## Data records

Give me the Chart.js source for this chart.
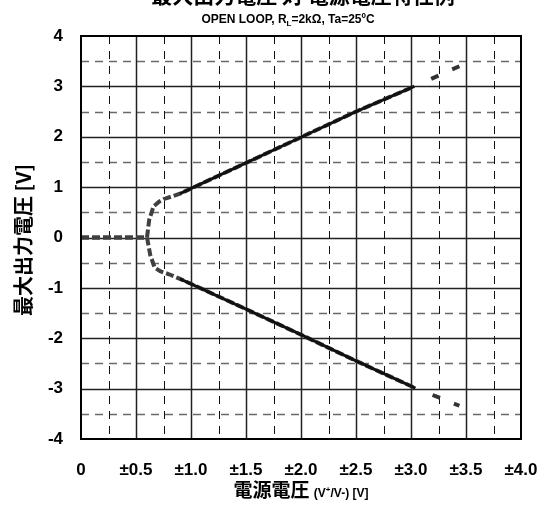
--
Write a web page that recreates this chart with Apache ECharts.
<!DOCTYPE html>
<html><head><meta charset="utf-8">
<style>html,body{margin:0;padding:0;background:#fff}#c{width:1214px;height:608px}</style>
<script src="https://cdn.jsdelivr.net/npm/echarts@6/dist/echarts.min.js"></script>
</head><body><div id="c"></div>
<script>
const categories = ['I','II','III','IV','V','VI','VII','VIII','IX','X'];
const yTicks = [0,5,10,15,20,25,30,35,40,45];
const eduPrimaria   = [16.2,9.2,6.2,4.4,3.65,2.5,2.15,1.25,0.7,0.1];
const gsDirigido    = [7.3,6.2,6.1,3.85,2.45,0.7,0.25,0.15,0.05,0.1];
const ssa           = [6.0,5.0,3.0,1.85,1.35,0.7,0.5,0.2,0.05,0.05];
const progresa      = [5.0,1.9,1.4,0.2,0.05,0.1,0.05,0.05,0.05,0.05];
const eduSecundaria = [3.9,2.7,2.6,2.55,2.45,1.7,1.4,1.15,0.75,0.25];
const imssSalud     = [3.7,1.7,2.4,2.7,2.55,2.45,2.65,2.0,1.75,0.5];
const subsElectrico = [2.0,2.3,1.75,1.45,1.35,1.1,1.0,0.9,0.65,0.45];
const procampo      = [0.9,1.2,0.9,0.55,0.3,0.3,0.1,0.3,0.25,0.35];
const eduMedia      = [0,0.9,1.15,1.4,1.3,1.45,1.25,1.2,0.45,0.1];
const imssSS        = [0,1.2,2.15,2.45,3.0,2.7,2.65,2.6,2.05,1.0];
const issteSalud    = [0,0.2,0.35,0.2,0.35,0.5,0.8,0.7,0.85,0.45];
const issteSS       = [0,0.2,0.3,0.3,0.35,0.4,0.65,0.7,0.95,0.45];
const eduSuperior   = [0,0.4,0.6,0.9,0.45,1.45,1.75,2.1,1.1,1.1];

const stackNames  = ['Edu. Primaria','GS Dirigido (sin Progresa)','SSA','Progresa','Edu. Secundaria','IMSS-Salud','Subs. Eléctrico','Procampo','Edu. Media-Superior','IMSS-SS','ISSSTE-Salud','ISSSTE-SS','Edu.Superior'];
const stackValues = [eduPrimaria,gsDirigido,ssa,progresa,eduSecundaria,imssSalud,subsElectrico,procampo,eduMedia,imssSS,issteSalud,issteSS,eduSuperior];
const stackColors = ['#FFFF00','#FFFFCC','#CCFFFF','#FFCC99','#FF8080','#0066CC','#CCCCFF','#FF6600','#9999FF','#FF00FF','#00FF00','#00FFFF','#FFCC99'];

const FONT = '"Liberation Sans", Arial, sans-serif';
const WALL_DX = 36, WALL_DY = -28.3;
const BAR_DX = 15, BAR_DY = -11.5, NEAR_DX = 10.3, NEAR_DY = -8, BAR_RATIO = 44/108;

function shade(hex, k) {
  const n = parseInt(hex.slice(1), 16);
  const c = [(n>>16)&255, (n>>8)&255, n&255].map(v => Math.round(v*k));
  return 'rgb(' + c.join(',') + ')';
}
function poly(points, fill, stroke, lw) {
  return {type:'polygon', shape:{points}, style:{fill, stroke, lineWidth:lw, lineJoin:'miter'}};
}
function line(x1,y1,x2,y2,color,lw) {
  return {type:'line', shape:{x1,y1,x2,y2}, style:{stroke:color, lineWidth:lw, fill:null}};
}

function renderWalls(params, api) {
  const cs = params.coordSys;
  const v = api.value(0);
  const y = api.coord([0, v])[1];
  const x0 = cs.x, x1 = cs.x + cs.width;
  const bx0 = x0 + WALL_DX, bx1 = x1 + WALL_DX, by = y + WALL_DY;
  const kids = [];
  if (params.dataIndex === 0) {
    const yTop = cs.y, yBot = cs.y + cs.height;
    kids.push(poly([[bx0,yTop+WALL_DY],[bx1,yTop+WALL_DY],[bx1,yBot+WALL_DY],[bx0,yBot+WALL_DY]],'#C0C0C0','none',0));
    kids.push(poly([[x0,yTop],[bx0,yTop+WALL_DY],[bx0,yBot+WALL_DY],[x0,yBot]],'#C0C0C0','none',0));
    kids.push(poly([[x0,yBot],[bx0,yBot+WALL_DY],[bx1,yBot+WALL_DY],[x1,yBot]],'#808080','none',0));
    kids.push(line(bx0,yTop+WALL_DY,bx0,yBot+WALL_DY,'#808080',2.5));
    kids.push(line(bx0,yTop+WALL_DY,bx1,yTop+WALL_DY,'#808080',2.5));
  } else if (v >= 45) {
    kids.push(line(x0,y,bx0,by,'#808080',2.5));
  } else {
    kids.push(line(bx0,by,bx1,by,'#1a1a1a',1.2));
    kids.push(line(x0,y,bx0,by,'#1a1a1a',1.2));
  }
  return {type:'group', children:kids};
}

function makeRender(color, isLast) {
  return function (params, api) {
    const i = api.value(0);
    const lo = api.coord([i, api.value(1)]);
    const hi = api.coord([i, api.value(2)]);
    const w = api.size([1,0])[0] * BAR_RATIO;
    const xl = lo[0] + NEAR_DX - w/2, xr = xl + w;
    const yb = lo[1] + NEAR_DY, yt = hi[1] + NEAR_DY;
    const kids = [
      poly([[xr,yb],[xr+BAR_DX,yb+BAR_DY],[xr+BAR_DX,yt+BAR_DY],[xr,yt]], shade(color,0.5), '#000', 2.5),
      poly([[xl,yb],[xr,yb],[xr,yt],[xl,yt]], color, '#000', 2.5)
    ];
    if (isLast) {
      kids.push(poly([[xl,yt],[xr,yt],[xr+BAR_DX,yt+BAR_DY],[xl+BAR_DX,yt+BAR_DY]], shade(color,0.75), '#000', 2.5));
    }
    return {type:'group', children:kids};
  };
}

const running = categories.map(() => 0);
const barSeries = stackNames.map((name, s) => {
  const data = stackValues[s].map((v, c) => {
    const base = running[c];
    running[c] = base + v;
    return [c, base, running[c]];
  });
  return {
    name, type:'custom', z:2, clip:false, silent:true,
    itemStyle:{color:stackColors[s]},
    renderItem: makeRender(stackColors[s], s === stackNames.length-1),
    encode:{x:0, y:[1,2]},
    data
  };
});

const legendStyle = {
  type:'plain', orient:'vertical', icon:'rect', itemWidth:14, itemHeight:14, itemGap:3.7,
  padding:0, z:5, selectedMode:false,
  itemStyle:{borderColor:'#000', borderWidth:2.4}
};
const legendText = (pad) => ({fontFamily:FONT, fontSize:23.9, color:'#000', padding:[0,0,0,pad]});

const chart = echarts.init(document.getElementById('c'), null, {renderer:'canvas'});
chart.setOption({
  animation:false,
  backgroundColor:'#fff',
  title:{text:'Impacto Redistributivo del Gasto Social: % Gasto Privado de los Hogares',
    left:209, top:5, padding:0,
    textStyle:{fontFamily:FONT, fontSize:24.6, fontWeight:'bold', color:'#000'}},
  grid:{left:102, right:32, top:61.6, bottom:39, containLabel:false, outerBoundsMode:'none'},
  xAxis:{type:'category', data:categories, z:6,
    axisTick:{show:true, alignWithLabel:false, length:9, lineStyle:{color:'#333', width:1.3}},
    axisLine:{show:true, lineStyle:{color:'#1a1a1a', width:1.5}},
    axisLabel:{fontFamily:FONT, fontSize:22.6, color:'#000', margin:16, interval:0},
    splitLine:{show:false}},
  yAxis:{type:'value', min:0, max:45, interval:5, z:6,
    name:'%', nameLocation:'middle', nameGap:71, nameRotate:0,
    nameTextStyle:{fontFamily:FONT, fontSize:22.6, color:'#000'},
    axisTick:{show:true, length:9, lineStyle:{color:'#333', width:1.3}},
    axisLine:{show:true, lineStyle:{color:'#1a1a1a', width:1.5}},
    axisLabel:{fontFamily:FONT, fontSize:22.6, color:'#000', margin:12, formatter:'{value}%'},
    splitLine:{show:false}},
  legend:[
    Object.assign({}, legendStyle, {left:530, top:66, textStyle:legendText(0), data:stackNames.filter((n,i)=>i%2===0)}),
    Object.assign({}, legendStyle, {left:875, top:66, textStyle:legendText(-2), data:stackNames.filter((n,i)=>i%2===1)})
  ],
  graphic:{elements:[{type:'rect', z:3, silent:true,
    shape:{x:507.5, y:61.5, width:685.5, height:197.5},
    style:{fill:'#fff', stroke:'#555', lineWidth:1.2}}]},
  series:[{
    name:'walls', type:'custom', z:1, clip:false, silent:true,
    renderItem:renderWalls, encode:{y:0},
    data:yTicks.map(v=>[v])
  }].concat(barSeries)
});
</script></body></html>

## The request
Copy each line containing the word "this" from the data.

## Final answer
Give me the Chart.js source for this chart.
Write a web page that recreates this chart with Apache ECharts.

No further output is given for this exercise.